Hacker News new | ask | show | jobs
by yldedly 1543 days ago
>At any rate, I don't care if it only works one in ten times

>you are asking me to disbelieve plain evidence

1 comments

If you threw a thousand tries at a Markov chain, to use the classic "pure pattern matcher", it could not do any fraction of what this model does, ever, at all. You would have to throw enough tries at it that it tried every number that could possibly come next, to get a hit. So one in ten is actually really good. (If that's the rate, we have zero idea how cherrypicked their results actually are.)

And the errors that GPT does tend to be off-by-one errors, human errors, misunderstandings, confusions. It loses the plot. But a Markov chain never even has the plot for an instant.

GPT pattern-matches at an abstract, conceptual level. If you don't understand why that is a huge deal, I can't help you.

It's a pretty big deal, and there's a big difference between a Markov chain and a deep language model - the Markov chain will quickly converge, while the language model can scale with the data.

But the way these models are talked about is misleading. They don't "answer questions", "translate", "explain jokes", or anything of that sort. They predict missing words.
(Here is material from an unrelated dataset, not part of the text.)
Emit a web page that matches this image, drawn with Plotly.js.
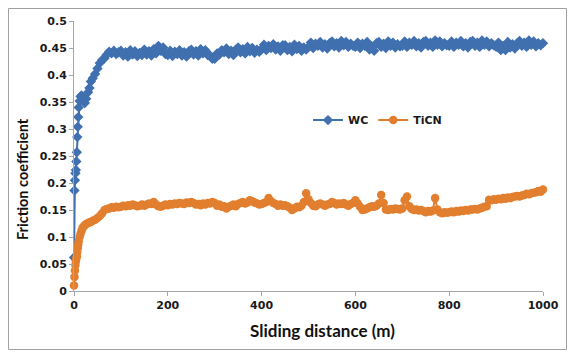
<!DOCTYPE html>
<html>
<head>
<meta charset="utf-8">
<script src="https://cdn.plot.ly/plotly-3.0.1.min.js"></script>
<style>html,body{margin:0;padding:0;background:#fff;}#chart{width:577px;height:360px;}</style>
</head>
<body>
<div id="chart"></div>
<script>
// Sliding distance (m)
var distance = [0,1,2,3,4,5,6,7,8,9,10,12,14,16,18,20,23,26,30,33,36,40,45,50,55,60,65,70,75,80,85,90,95,
100,105,110,115,120,125,130,135,140,145,150,155,160,165,170,175,180,185,190,195,
200,205,210,215,220,225,230,235,240,245,250,255,260,265,270,275,280,285,290,295,
300,305,310,315,320,325,330,335,340,345,350,355,360,365,370,375,380,385,390,395,
400,405,410,415,420,425,430,435,440,445,450,455,460,465,470,475,480,485,490,495,
500,505,510,515,520,525,530,535,540,545,550,555,560,565,570,575,580,585,590,595,
600,605,610,615,620,625,630,635,640,645,650,655,660,665,670,675,680,685,690,695,
700,705,710,715,720,725,730,735,740,745,750,755,760,765,770,775,780,785,790,795,
800,805,810,815,820,825,830,835,840,845,850,855,860,865,870,875,880,885,890,895,
900,905,910,915,920,925,930,935,940,945,950,955,960,965,970,975,980,985,990,995,1000];

var wcFriction = [0.062,0.186,0.205,0.218,0.224,0.240,0.257,0.285,0.304,0.322,0.340,0.352,0.360,0.362,0.357,0.352,0.348,0.356,0.368,0.376,0.388,0.394,0.402,0.412,0.422,0.428,0.431,0.438,0.443,0.440,0.445,0.439,0.442,
0.445,0.436,0.442,0.434,0.446,0.438,0.444,0.435,0.441,0.437,
0.447,0.438,0.444,0.436,0.448,0.440,0.454,0.445,0.451,0.439,
0.437,0.445,0.435,0.443,0.439,0.446,0.436,0.442,0.434,0.444,
0.447,0.438,0.444,0.436,0.448,0.440,0.446,0.437,0.436,0.430,
0.430,0.440,0.438,0.446,0.442,0.449,0.439,0.445,0.437,0.447,
0.451,0.442,0.448,0.440,0.452,0.444,0.450,0.441,0.447,0.443,
0.448,0.456,0.446,0.454,0.450,0.457,0.447,0.453,0.445,0.455,
0.455,0.446,0.452,0.444,0.456,0.448,0.454,0.445,0.451,0.447,
0.452,0.460,0.450,0.458,0.454,0.461,0.451,0.457,0.449,0.459,
0.462,0.453,0.459,0.451,0.463,0.455,0.461,0.452,0.458,0.454,
0.452,0.460,0.450,0.458,0.454,0.461,0.447,0.453,0.445,0.459,
0.461,0.452,0.458,0.450,0.462,0.454,0.460,0.451,0.457,0.453,
0.454,0.462,0.452,0.460,0.456,0.463,0.453,0.459,0.451,0.461,
0.463,0.454,0.460,0.452,0.464,0.456,0.462,0.453,0.459,0.455,
0.454,0.462,0.452,0.460,0.456,0.463,0.453,0.459,0.451,0.461,
0.463,0.454,0.460,0.452,0.464,0.456,0.462,0.453,0.459,0.455,
0.452,0.460,0.446,0.454,0.446,0.461,0.451,0.457,0.449,0.459,
0.463,0.454,0.460,0.452,0.464,0.456,0.462,0.453,0.459,0.455,0.459];

var ticnFriction = [0.010,0.026,0.038,0.048,0.055,0.060,0.064,0.072,0.079,0.086,0.092,0.100,0.106,0.111,0.116,0.119,0.122,0.124,0.126,0.127,0.128,0.130,0.132,0.135,0.139,0.144,0.150,0.152,0.153,0.155,0.154,0.156,0.155,
0.156,0.158,0.157,0.159,0.158,0.160,0.159,0.157,0.158,0.160,0.158,0.160,0.162,0.161,0.165,0.160,0.157,0.156,0.158,0.160,
0.159,0.161,0.160,0.162,0.161,0.163,0.162,0.161,0.164,0.163,0.165,0.163,0.160,0.161,0.159,0.162,0.160,0.163,0.162,0.165,
0.163,0.158,0.160,0.156,0.157,0.153,0.156,0.158,0.160,0.157,0.161,0.163,0.165,0.162,0.164,0.168,0.166,0.164,0.162,0.160,
0.161,0.163,0.165,0.172,0.166,0.163,0.161,0.158,0.160,0.158,0.159,0.157,0.154,0.150,0.153,0.156,0.155,0.158,0.165,0.181,
0.170,0.163,0.158,0.157,0.160,0.162,0.160,0.158,0.160,0.161,0.165,0.163,0.160,0.162,0.161,0.163,0.160,0.158,0.161,0.163,
0.168,0.162,0.156,0.150,0.151,0.153,0.155,0.157,0.156,0.158,0.162,0.178,0.163,0.151,0.150,0.152,0.151,0.153,0.152,0.151,
0.153,0.168,0.175,0.157,0.152,0.150,0.151,0.149,0.150,0.148,0.146,0.148,0.147,0.149,0.172,0.151,0.146,0.144,0.146,0.145,
0.146,0.147,0.146,0.148,0.147,0.149,0.148,0.150,0.149,0.151,0.151,0.152,0.151,0.153,0.154,0.156,0.157,0.169,0.168,0.170,
0.169,0.171,0.170,0.172,0.171,0.173,0.172,0.174,0.175,0.176,0.175,0.177,0.178,0.180,0.179,0.181,0.182,0.183,0.185,0.184,0.188];

var seriesNames = ['WC', 'TiCN'];
var xTickValues = [0, 200, 400, 600, 800, 1000];
var yTickValues = [0, 0.05, 0.1, 0.15, 0.2, 0.25, 0.3, 0.35, 0.4, 0.45, 0.5];

var blue = '#4170b0', orange = '#e27f2f';
var tickFont = {family: 'DejaVu Sans', size: 11, color: '#1a1a1a', weight: 'bold'};

var traces = [
  {x: distance, y: wcFriction, name: seriesNames[0], type: 'scatter', mode: 'lines+markers',
   line: {color: blue, width: 2}, marker: {symbol: 'diamond', size: 8, color: blue, line: {width: 0}},
   cliponaxis: false},
  {x: distance, y: ticnFriction, name: seriesNames[1], type: 'scatter', mode: 'lines+markers',
   line: {color: orange, width: 2}, marker: {symbol: 'circle', size: 8.5, color: orange, line: {width: 0}},
   cliponaxis: false}
];

var layout = {
  width: 577, height: 360,
  margin: {l: 74, r: 34, t: 21, b: 69, pad: 0},
  paper_bgcolor: '#ffffff', plot_bgcolor: 'rgba(0,0,0,0)',
  showlegend: true,
  legend: {orientation: 'h', x: (308 - 74) / 469, xanchor: 'left', y: 0.633, yanchor: 'middle',
    font: {family: 'DejaVu Sans', size: 11, color: '#1a1a1a', weight: 'bold'},
    bgcolor: 'rgba(0,0,0,0)', itemwidth: 30, tracegroupgap: 0},
  xaxis: {range: [0, 1000], tickvals: xTickValues, ticktext: xTickValues.map(String),
    showgrid: false, zeroline: false, showline: true, linecolor: '#a6a6a6', linewidth: 1,
    ticks: 'outside', ticklen: 4, tickcolor: '#a6a6a6', tickfont: tickFont, automargin: false},
  yaxis: {range: [0, 0.5], tickvals: yTickValues, ticktext: yTickValues.map(String),
    showgrid: false, zeroline: false, showline: true, linecolor: '#a6a6a6', linewidth: 1,
    ticks: 'outside', ticklen: 4, tickcolor: '#a6a6a6', tickfont: tickFont, automargin: false},
  annotations: [
    {text: 'Sliding distance (m)', xref: 'paper', yref: 'paper', x: (322 - 74) / 469, y: (291 - 330) / 270,
     xanchor: 'center', yanchor: 'middle', showarrow: false,
     font: {family: 'Lato', size: 17, color: '#111', weight: 'bold'}},
    {text: 'Friction coefficient', xref: 'paper', yref: 'paper', x: (22 - 74) / 469, y: (291 - 179) / 270,
     xanchor: 'center', yanchor: 'middle', showarrow: false, textangle: -90,
     font: {family: 'Lato', size: 14.5, color: '#111', weight: 'bold'}}
  ],
  shapes: [
    {type: 'rect', xref: 'paper', yref: 'paper', x0: (8.5 - 74) / 469, x1: (566.5 - 74) / 469,
     y0: (291 - 349.5) / 270, y1: (291 - 8.5) / 270, line: {color: '#a0a0a0', width: 1}, layer: 'below'}
  ]
};

Plotly.newPlot('chart', traces, layout, {displayModeBar: false, staticPlot: true});
</script>
</body>
</html>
Since the network is so large, and the dataset has so many examples, it can scale up the method of 1) Find a part of the network which encodes training data that is most similar to the prompt 2) Put the words from the prompt in place of the corresponding words in the encoding of the training data

i.e. pattern matching. So if it has seen a similar question to the one given in the prompt (and given that it's trained on most of the internet, it will find thousands of uncannily similar questions), it will produce a convincing answer.

How is that different from a human answering questions? A human uses pattern matching as part of the process, sure. But they also use, well, all the other abilities that together make up intelligence. They connect that meaningless symbols of the sentence to the mental representations that model the world - the ones pertaining to whatever the question is about.

If I ask a librarian "What is the path integral formulation of quantum mechanics?", and they come back with a textbook and proceed to read the answer from page 345, my reaction is not "Wow, you must be a genius physicist!", it's "Wow, you sure know where to find the right book for any question!". In the same way, I'm impressed with GPT for being a nifty search engine, but then again, Google search does a pretty good job of that already.

I don't know what to tell you. They specifically showed PaLM novel jokes. You're effectively saying that the paper is either mistaken or fraudulent.

In my experience with language models, what they do cannot be reduced to madlibs. But that's obviously not an argument I can prove to you.

Can we agree that if the model can explain structurally novel jokes, then it must have some measure of true understanding?

Understanding of what? What the joke is about? Then no, it has no idea what any of it means. The syntactic structure of jokes? Sure. Feed it 10 thousand jokes that are based on a word found in two otherwise disjoint clusters (pod of whales, pod of TPUs), with a subsequent explanation. It's fair to say it understands that joke format.

If you somehow manage to invent a kind of joke never before seen in the vast training corpus, that alone would be impressive. If PaLM can then explain that joke, I will change my mind about language models, and then probably join the "NNs are magic you guys" crowd, because it wouldn't make any sense.

Good point, coming up with a novel joke is no joke. There's a genuine problem where GPT is to a first approximation going to have seen everything we'll think of to test it, in some form or other.

Of course, if we can't come up with something sufficiently novel to challenge it with, that also says something about the expected difficulty of its deployment. :-P

I guess once we find a more sample-efficient way to train transformers, it'll become easier to create a dataset where some entire genre of joke will be excluded.